経済政策を歴史に学ぶ

経済政策を歴史に学ぶ [ソフトバンク新書]

経済政策を歴史に学ぶ [ソフトバンク新書]

帯のアオリ「ポスト小泉にヒントは過去にあり!」は、ひどい煽りだ。(こんなことは言っていない気がするなぁ。ヒントってのがずるよな。)

  • ブル&ベアなマーケットのようなフィナンシャルな現象=循環的要因
  • 人口分布や文化的醸成によるような社会の変化=構造的要因

二つの性格に分けることで、景気のテコ入れの正しい選択を考えてみようという書籍。筆者:田中秀臣は不況離脱の遅れは、すべてこの二つの要因を取り違えたからだとする立場である。

前半部では日本の経済学者(エコノミスト)への批判から始まっているが、後半部の近代以降〜昭和恐慌に対する当時の経済学者の論を俯瞰する場面にどのようにこの批判が投影されているかが不明である。私が途中で飽きてしまって読み込みが甘いのではあるが、だからナニ?的になってしまっている。*1

筆者の主張は「リフレ(低くコントロールされたインフレ状態)を保つことが重要」と一貫しているわけだが、それがなぜに正しいのか示されていないのが、そもそも疑問である。経済学を勉強していない私にとっては、リフレ=みんなハッピーって構造が理解できない。
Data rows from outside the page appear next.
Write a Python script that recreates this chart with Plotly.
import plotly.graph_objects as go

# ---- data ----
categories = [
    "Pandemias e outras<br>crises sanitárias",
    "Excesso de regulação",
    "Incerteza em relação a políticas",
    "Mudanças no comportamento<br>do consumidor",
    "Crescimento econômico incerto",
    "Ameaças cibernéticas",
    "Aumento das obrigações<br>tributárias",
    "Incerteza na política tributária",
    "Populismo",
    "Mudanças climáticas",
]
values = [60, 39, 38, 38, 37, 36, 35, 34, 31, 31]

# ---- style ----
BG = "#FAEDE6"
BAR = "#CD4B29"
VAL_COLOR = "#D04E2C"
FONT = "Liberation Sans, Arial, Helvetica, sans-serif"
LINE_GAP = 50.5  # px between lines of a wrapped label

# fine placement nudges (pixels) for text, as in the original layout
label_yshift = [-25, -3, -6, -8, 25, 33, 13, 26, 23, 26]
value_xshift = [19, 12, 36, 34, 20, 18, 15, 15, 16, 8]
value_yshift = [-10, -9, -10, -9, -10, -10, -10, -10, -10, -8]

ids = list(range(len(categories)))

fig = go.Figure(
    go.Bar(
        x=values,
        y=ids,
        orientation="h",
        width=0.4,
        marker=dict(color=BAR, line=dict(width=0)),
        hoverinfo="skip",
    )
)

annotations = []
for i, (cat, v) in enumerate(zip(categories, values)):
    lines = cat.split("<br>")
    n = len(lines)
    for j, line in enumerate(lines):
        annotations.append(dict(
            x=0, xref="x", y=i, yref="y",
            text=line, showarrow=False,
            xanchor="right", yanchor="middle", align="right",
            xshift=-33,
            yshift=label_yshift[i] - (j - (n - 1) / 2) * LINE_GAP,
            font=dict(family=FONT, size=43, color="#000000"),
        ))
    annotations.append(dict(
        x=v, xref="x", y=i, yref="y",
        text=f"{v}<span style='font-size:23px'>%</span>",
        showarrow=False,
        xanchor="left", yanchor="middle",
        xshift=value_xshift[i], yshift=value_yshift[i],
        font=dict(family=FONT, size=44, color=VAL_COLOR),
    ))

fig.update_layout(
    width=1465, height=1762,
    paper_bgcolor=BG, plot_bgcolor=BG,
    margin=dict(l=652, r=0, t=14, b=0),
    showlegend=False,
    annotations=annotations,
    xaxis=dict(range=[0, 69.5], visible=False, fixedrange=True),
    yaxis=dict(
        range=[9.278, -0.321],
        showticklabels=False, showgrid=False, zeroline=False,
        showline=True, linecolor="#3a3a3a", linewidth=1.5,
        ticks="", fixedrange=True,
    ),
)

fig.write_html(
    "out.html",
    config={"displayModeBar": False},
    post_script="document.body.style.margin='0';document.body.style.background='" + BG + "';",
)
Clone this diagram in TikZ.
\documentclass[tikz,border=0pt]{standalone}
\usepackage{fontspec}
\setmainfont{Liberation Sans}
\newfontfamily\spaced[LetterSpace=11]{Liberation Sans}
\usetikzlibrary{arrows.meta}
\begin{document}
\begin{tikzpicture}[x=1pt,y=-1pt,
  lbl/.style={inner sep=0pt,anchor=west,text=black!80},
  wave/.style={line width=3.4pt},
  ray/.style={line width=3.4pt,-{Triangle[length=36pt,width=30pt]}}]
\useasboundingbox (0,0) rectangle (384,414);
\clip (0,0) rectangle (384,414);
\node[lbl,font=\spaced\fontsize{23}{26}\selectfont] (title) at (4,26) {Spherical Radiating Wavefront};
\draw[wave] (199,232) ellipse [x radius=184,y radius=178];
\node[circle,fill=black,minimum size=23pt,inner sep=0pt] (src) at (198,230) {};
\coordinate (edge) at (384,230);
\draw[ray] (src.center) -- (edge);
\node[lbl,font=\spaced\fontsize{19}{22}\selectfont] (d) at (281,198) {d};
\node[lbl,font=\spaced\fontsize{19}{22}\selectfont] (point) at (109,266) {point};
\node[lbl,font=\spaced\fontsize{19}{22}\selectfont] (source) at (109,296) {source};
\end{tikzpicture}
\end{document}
そもそも経済学というのは、産業革命以後の急速な社会成長とともに育ってきた学問であると思う。そんな特殊な環境で育まれた学問が、現代の成長横這い期を解釈するのに適した学問であるとは思えない。19世紀後半に構造主義のような社会を解釈するための学問というものが新しい形(当時に流行っていた公理系の数学を模倣した描き方)で台頭したように、21世紀の社会を描き出す解釈が必要だと思う。しかし、経済学の出自であるが金融工学というまるきりテクニカルな手法がもてはやされてしまい、才能がそちらに取られてしまったのではないかと、素人ながら心配してしまう。

というわけで、なんでリフレ状態がハッピーをもたらすんですか?本当にリフレ状態ってのは続くものなんですか?っていうテーマで一筆書いていただけるとありがたいなぁ。

*1:名目利子率とか名目成長率とか自然利子率とか、経済用語がなんの説明もなく出てきてしまって、ぜんぜんわけがわかりません。